Pentas Sidamoktaning Bubat, Rekonstruksi Pasunda Bubat di Nyiar Lumar 2022
- Willy Fahmy Agiska
Dengan kata lain, tidak ada yang menyimpang dari pakem alur yang sudah kita hafal pada kisah yang dipentaskan. Akan tetapi dipentaskan di tengah hutan dengan properti terbuat seluruhnya dari bahan-bahan yang alam sediakan dengan penonton sebagai campuran antara manusia dan pohon-pohon di kursi gelanggang tersusun dari undakan-undakan tanah, pementasan itu sejak awal memiliki sokongan kuat untuk mereproduksi ulang atmosfer tahun 1279 Saka.
Dari Gentala Bubat ke Sidamoktaning Bubat
Dalam pementasan Sidamoktaning Bubat pada Nyiar Lumar 2022, memang ada bagian-bagian yang bisa dianggap kekurangan. Artikulasi Sri Baduga Maharaja ketika berteriak Lalaki aing lalaki | tukang nguyup getih jurit | tukang ngakan bayah perang | geura datang raja cidra | geura datang sato jalma | papagkeun aing ku tumbak | jajapkeun ka tungtung duhung | nya hulu aing Citanduy | haté aing Cisadané | nunjang ngulon Ujungkulon | mun saat kakara paragat yang kalah menggetarkan dibandingkan yang dipantik oleh puisi utuh Sayudi, Putri Citraresmi yang menyajikan ratapan terlalu panjang sehingga tak tampak keteguhan hati perempuan yang gagah mengucapkan daripada pasrah pada Raja khianat | mending aku menikah dengan maut, maupun Hayam Wuruk yang lebih tampak sebagai perantau udik yang bingung karena kecopetan saat pertama kali ke ibu kota daripada seorang raja Jawa.
Namun poin-poin seperti itu tentu merupakan persoalan tafsir dan tidak ada siapa pun memiliki hak untuk memaksakan tafsir sebagai yang paling benar. Lagi pula menampilkan Hayam Wuruk sebagai korban copet yang bingung misalnya mungkin justru sesuai: kita tahu pencopetnya Gajah Mada. Selain itu, apa boleh buat meski banyak menyajikan petikan-petikan puisi Sayudi, pementasan ini memiliki basis naskah sendiri dan membandingkannya dengan resepsi personal atas puisi Sayudi belaka akan terlihat tidak adil.
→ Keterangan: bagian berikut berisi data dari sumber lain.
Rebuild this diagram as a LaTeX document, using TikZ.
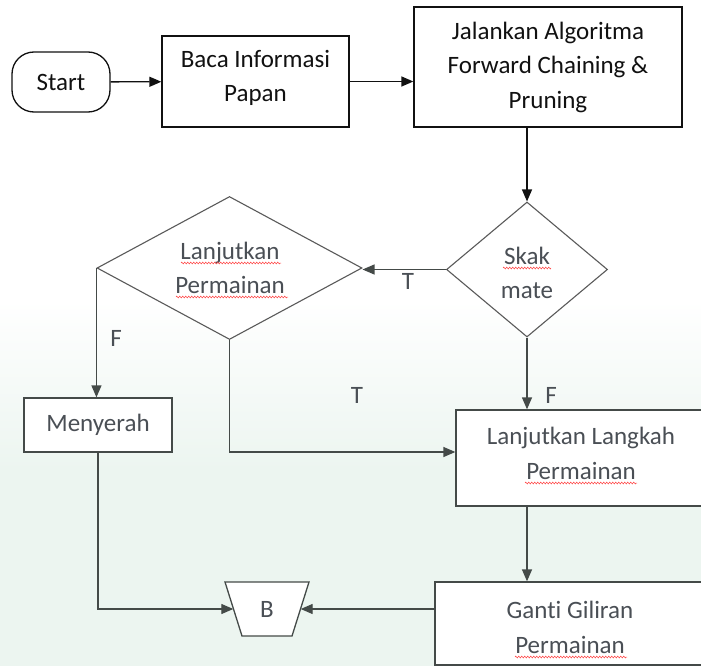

Sidamoktaning Bubat tampaknya menggunakan naskah Gentala Bubat karya Hadi Aks sebagai basis. Dalam Panggelar Sastra: Kumpulan Naskah Pagelaran (cet. 1 2004, cet. 2 2015), naskah Gentala Bubat dimuat sebagai bagian dari Bab Dramatisasi Sastra dan secara spesifiknya merupakan Dramatisasi Novel. Pada catatan di bagian akhir naskah, disebutkan naskah tersebut disusun berdasarkan novel Perang Bubat karya Yoseph Iskandar dan ditambah sajak “Lalaki di Tegal Pati” karya Sayudi serta petikan dari Pustaka Rajya Rajya i Bhumi Nusantara.